The pouring slowed. We sat up, wet and baffled - then cracked up laughing. I guess this should have been a cement truck over our morale-badger but some situations are too ludicrous to not see the funny side.
The water had come in through an air vent in the cabin wall. We’d only left it open enough to avoid asphyxiating - which would usually be ok. However, a big wave had washed over the deck and filled the middle gulley with water. As the bow lifted to crest a wave all of the water ran to stern, swamping the vent and gushing into the cabin until we came off the wave. Sigh. There was no hope of drying ourselves or the cabin. After a good laugh at the situation we shrugged, climbed back in the sodden sleeping bags and got another hours kip.
The choppy conditions continue. We are steeped in sea water, the stern cabin has a pool of water in it. My feet are succumbing to some salt water version of trench foot. At day 40, the forecast shows no signs of change. It’s been a relentless 10 days of grind but despite feeling low on an individual basis, camaraderie is as solid as it has been for the whole trip. Even in the grimmest of times there have been no crossed words and we look after each other. We’ve adopted an attitude of radical acceptance - if this is what the ocean offers us for the remainder of the journey then so be it. Wa’omoni and her three daft crew will get across through Hell, chop and high water.

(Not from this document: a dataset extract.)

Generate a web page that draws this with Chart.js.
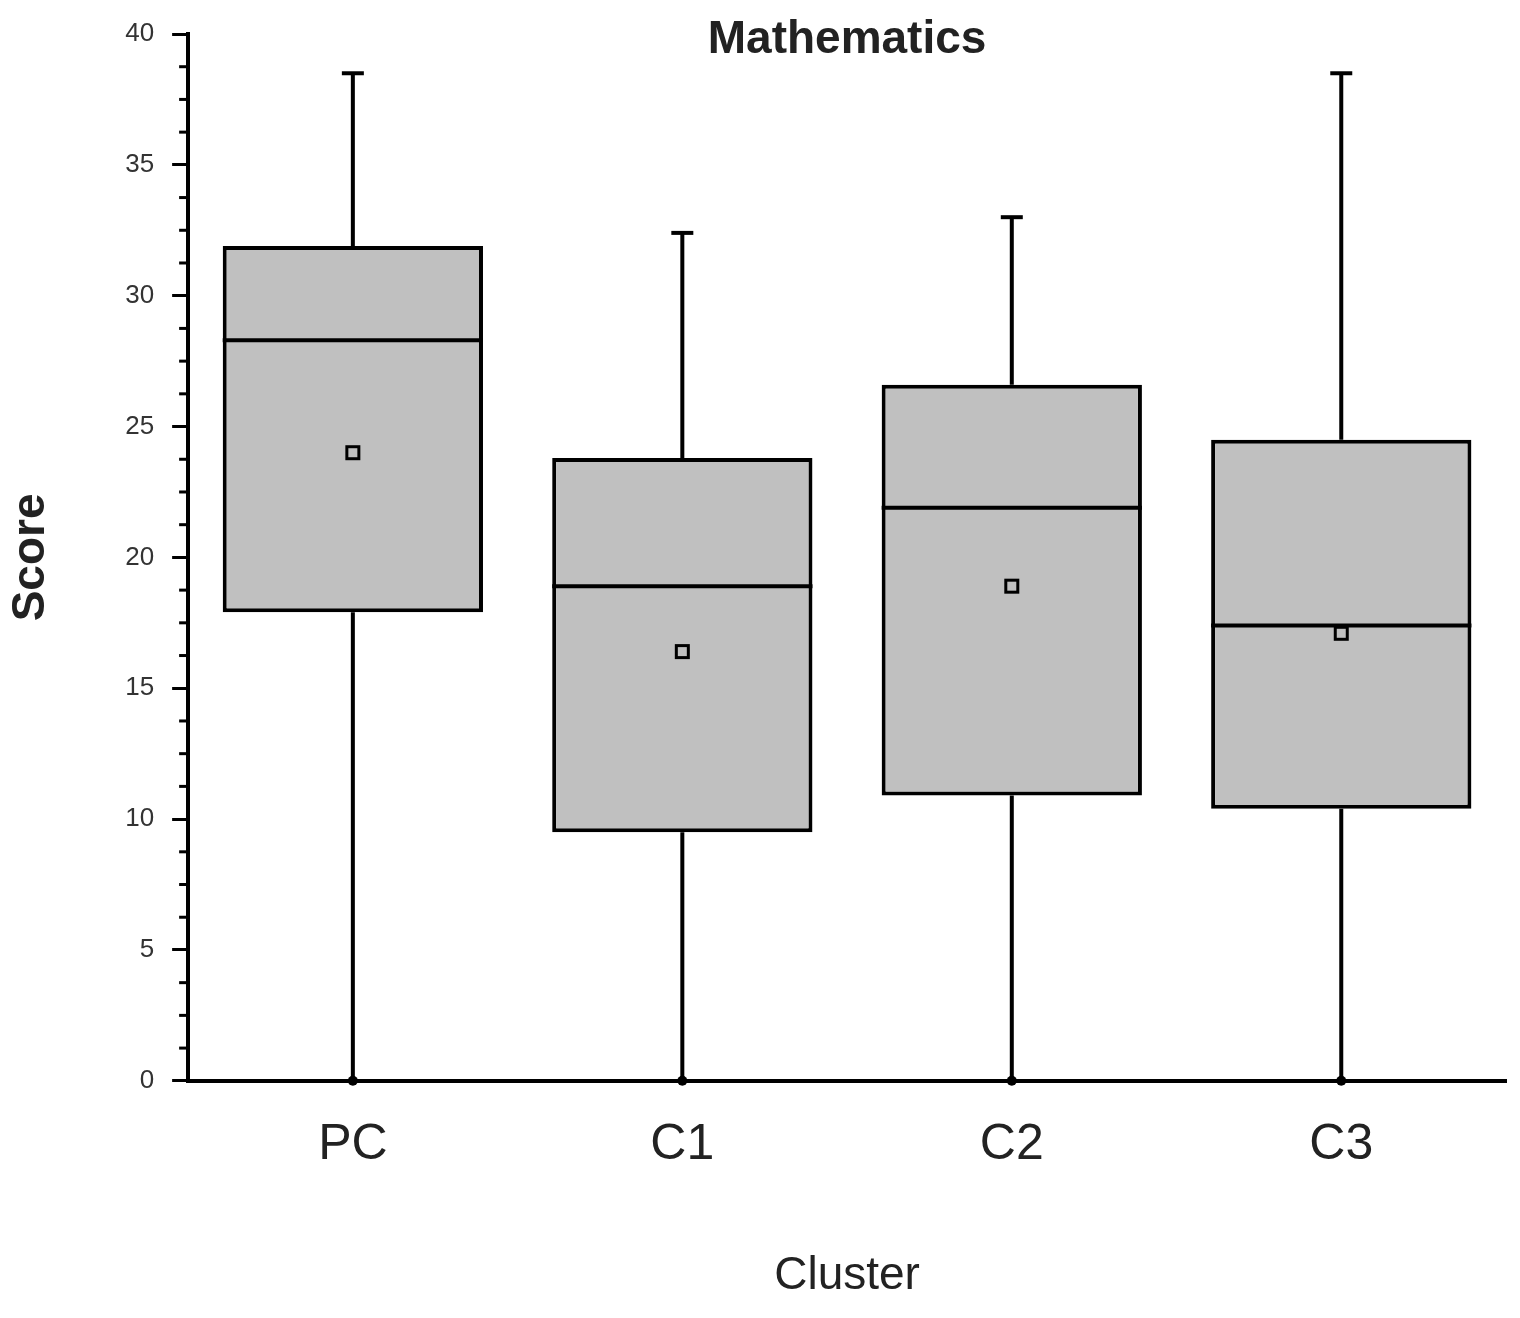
<!DOCTYPE html>
<html>
<head>
<meta charset="utf-8">
<script src="https://cdn.jsdelivr.net/npm/chart.js@4"></script>
<style>
  body { margin: 0; background: #fff; }
  #wrap { width: 1520px; height: 1318px; }
</style>
</head>
<body>
<div id="wrap"><canvas id="boxChart" width="1520" height="1318"></canvas></div>
<script>
const clusters = ['PC', 'C1', 'C2', 'C3'];
const mins    = [0, 0, 0, 0];
const q1s     = [17.9, 9.5, 10.9, 10.4];
const medians = [28.3, 18.9, 21.9, 17.4];
const q3s     = [31.9, 23.8, 26.6, 24.5];
const maxs    = [38.5, 32.4, 33.0, 38.5];
const means   = [24.0, 16.4, 18.9, 17.1];
const chartTitle = 'Mathematics';

// whiskers, medians, means, minor ticks and the title over the plot area
const boxExtras = {
  id: 'boxExtras',
  beforeDatasetsDraw(chart) {
    const { ctx, scales: { x, y } } = chart;
    ctx.save();
    ctx.strokeStyle = '#000';
    ctx.lineWidth = 4;
    clusters.forEach((c, i) => {
      const cx = x.getPixelForValue(i);
      ctx.beginPath();
      ctx.moveTo(cx, y.getPixelForValue(mins[i]));
      ctx.lineTo(cx, y.getPixelForValue(q1s[i]));
      ctx.moveTo(cx, y.getPixelForValue(q3s[i]));
      ctx.lineTo(cx, y.getPixelForValue(maxs[i]));
      ctx.stroke();
    });
    ctx.restore();
  },
  afterDatasetsDraw(chart) {
    const { ctx, chartArea, scales: { x, y } } = chart;
    const meta = chart.getDatasetMeta(0);
    ctx.save();
    ctx.strokeStyle = '#000';
    ctx.fillStyle = '#000';
    clusters.forEach((c, i) => {
      const cx = x.getPixelForValue(i);
      const half = meta.data[i].width / 2;
      ctx.lineWidth = 4;
      ctx.beginPath();
      const my = y.getPixelForValue(medians[i]);
      ctx.moveTo(cx - half, my);
      ctx.lineTo(cx + half, my);
      ctx.stroke();
      const ty = y.getPixelForValue(maxs[i]);
      ctx.beginPath();
      ctx.moveTo(cx - 11, ty);
      ctx.lineTo(cx + 11, ty);
      ctx.stroke();
      ctx.beginPath();
      ctx.arc(cx, y.getPixelForValue(mins[i]), 5, 0, Math.PI * 2);
      ctx.fill();
      const ey = y.getPixelForValue(means[i]);
      ctx.lineWidth = 3;
      ctx.strokeRect(cx - 6, ey - 6, 12, 12);
    });
    ctx.lineWidth = 3;
    for (let v = 0; v <= 40; v += 1.25) {
      if (v % 5 === 0) continue;
      const py = y.getPixelForValue(v);
      ctx.beginPath();
      ctx.moveTo(chartArea.left - 9, py);
      ctx.lineTo(chartArea.left, py);
      ctx.stroke();
    }
    ctx.fillStyle = '#222';
    ctx.font = 'bold 46px "Liberation Sans"';
    ctx.textAlign = 'center';
    ctx.textBaseline = 'middle';
    ctx.fillText(chartTitle, (chartArea.left + chartArea.right) / 2, 40);
    ctx.restore();
  }
};

new Chart(document.getElementById('boxChart'), {
  type: 'bar',
  data: {
    labels: clusters,
    datasets: [{
      data: clusters.map((c, i) => [q1s[i], q3s[i]]),
      backgroundColor: '#c0c0c0',
      borderColor: '#000',
      borderWidth: 4,
      borderSkipped: false,
      categoryPercentage: 0.79,
      barPercentage: 1
    }]
  },
  options: {
    responsive: false,
    animation: false,
    layout: { padding: { top: 34, right: 14, left: 0, bottom: 10 } },
    plugins: {
      legend: { display: false },
      tooltip: { enabled: false }
    },
    scales: {
      x: {
        grid: { display: false, drawTicks: false },
        border: { color: '#000', width: 4 },
        ticks: { color: '#222', padding: 34, font: { family: 'Liberation Sans', size: 50 } },
        title: {
          display: true, text: 'Cluster', color: '#222',
          font: { family: 'Liberation Sans', size: 46 },
          padding: { top: 40 }
        }
      },
      y: {
        min: 0, max: 40,
        grid: { drawOnChartArea: false, color: '#000', lineWidth: 3, tickLength: 16 },
        border: { color: '#000', width: 4 },
        ticks: { stepSize: 5, color: '#333', padding: 18, font: { family: 'Liberation Sans', size: 26 } },
        title: {
          display: true, text: 'Score', color: '#222',
          font: { family: 'Liberation Sans', size: 46, weight: 'bold' },
          padding: { bottom: 48 }
        }
      }
    }
  },
  plugins: [boxExtras]
});
</script>
</body>
</html>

Here’s a little verse to see future ocean rowers through similar times:
May the waves rise up to meet you;
May wind be always at your stern;
May the sun shine warm upon your face;
And the rain fall softly upon you skin,
To cleanse the brackish spray.
And until we meet again;
May God cradle you in the palm of his hand;
So you can drink rum from the hold,
Whilst He condemns chop to be damned!